Regular Section -- Papers -- Human-computer Interaction

Comparison of Classification Methods for Detecting Emotion from Mandarin Speech

Tsang-Long PAO1, Yu-Te CHEN1 and Jun-Heng YEH1

1 The authors are with TTU, Taipei, Taiwan. E-mail: d8906005{at}ms2.ttu.edu.tw


   Abstract

It is said that technology comes out from humanity. What is humanity? The very definition of humanity is emotion. Emotion is the basis for all human expression and the underlying theme behind everything that is done, said, thought or imagined. Making computers being able to perceive and respond to human emotion, the human-computer interaction will be more natural. Several classifiers are adopted for automatically assigning an emotion category, such as anger, happiness or sadness, to a speech utterance. These classifiers were designed independently and tested on various emotional speech corpora, making it difficult to compare and evaluate their performance. In this paper, we first compared several popular classification methods and evaluated their performance by applying them to a Mandarin speech corpus consisting of five basic emotions, including anger, happiness, boredom, sadness and neutral.
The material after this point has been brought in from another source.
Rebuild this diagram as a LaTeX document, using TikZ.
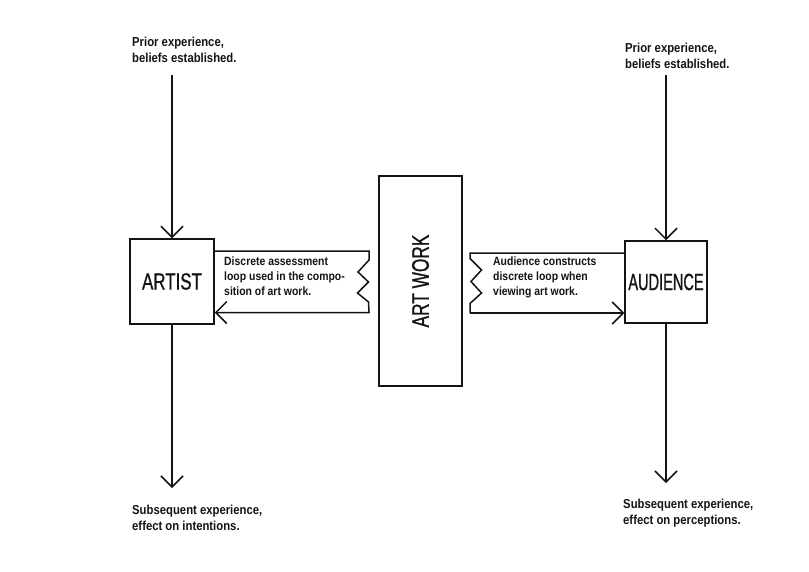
\documentclass[tikz,border=0pt]{standalone}
\usepackage{fontspec}
\setmainfont{Liberation Sans}
\newfontfamily\notefont[FakeStretch=0.87]{Liberation Sans}
\newfontfamily\boxfont[FakeStretch=0.72, FakeBold=0.8]{Liberation Sans}
\newfontfamily\narrowfont[FakeStretch=0.62, FakeBold=0.8]{Liberation Sans}
\definecolor{inkblack}{RGB}{20, 20, 20}
\usetikzlibrary{arrows.meta, positioning}

\begin{document}
\begin{tikzpicture}[x=1pt, y=1pt,
    every node/.style={text=inkblack},
    blockbox/.style={draw=inkblack, line width=1.5pt, inner sep=0pt, font=\boxfont\fontsize{23.5}{26}\selectfont},
    note/.style={inner sep=0pt, align=left, anchor=north west, font=\notefont\bfseries\fontsize{13}{15.5}\selectfont},
    loopnote/.style={inner sep=0pt, align=left, anchor=north west, font=\notefont\bfseries\fontsize{12}{15}\selectfont},
    wire/.style={draw=inkblack, line width=1.5pt},
    flow/.style={wire, -{Straight Barb[length=11pt, width=22pt, line width=1.5pt]}}]
  \useasboundingbox (0,0) rectangle (809,-571);
  \fill[white] (0,0) rectangle (809,-571);

  % Boxes
  \node[blockbox, minimum width=84pt, minimum height=85pt] (artist) at (172,-281.5) {ARTIST};
  \node[blockbox, minimum width=83pt, minimum height=210pt] (artwork) at (420.5,-281) {};
  \node[rotate=90, inner sep=0pt, font=\boxfont\fontsize{24}{26}\selectfont] (artworklabel) at (artwork.center) {ART WORK};
  \node[blockbox, minimum width=82pt, minimum height=82pt, font=\narrowfont\fontsize{23.5}{26}\selectfont] (audience) at (666,-282) {AUDIENCE};

  % Texts above and below
  \node[note] (priorA) at (132,-37) {Prior experience,\\beliefs established.};
  \node[note] (priorB) at (625,-43) {Prior experience,\\beliefs established.};
  \node[note] (afterA) at (132,-505) {Subsequent experience,\\effect on intentions.};
  \node[note] (afterB) at (623,-499) {Subsequent experience,\\effect on perceptions.};

  % In and out of the artist and the audience
  \coordinate (artistTop) at (172,-75);
  \coordinate (artistEnd) at (172,-488);
  \coordinate (audienceTop) at (666,-75);
  \coordinate (audienceEnd) at (666,-483);
  \draw[flow] (artistTop) -- (artist.north);
  \draw[flow] (artist.south) -- (artistEnd);
  \draw[flow] (audienceTop) -- (audience.north);
  \draw[flow] (audience.south) -- (audienceEnd);

  % Loop of the artist
  \draw[flow, line join=miter] (artist.east |- 0,-251) -- (369,-251) -- (369,-260) -- (358,-272) -- (368.5,-282)
    -- (357.5,-293) -- (368.5,-302) -- (369,-312.5) -- (artist.east |- 0,-312.5);
  \node[loopnote] (artistloop) at (224,-257) {Discrete assessment\\loop used in the compo-\\sition of art work.};

  % Loop of the audience
  \draw[wire, line join=miter] (audience.west |- 0,-253) -- (470,-253) -- (470,-258.5) -- (481.5,-270) -- (471,-281.5)
    -- (481.5,-293) -- (470,-303.5) -- (470,-313);
  \draw[flow] (470,-313) -- (audience.west |- 0,-313);
  \node[loopnote] (audienceloop) at (493,-257) {Audience constructs\\discrete loop when\\viewing art work.};
\end{tikzpicture}
\end{document}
The extracted feature streams contain MFCC, LPCC, and LPC. The experimental results show that the proposed WD-MKNN classifier achieves an accuracy of 81.4% for the 5-class emotion recognition and outperforms other classification techniques, including KNN, MKNN, DW-KNN, LDA, QDA, GMM, HMM, SVM, and BPNN. Then, to verify the advantage of the proposed method, we compared these classifiers by applying them to another Mandarin expressive speech corpus consisting of two emotions. The experimental results still show that the proposed WD-MKNN outperforms others.

Key Words: emotion detection, Mandarin speech, performance comparison


Manuscript received July 2, 2007. Manuscript revised November 8, 2007.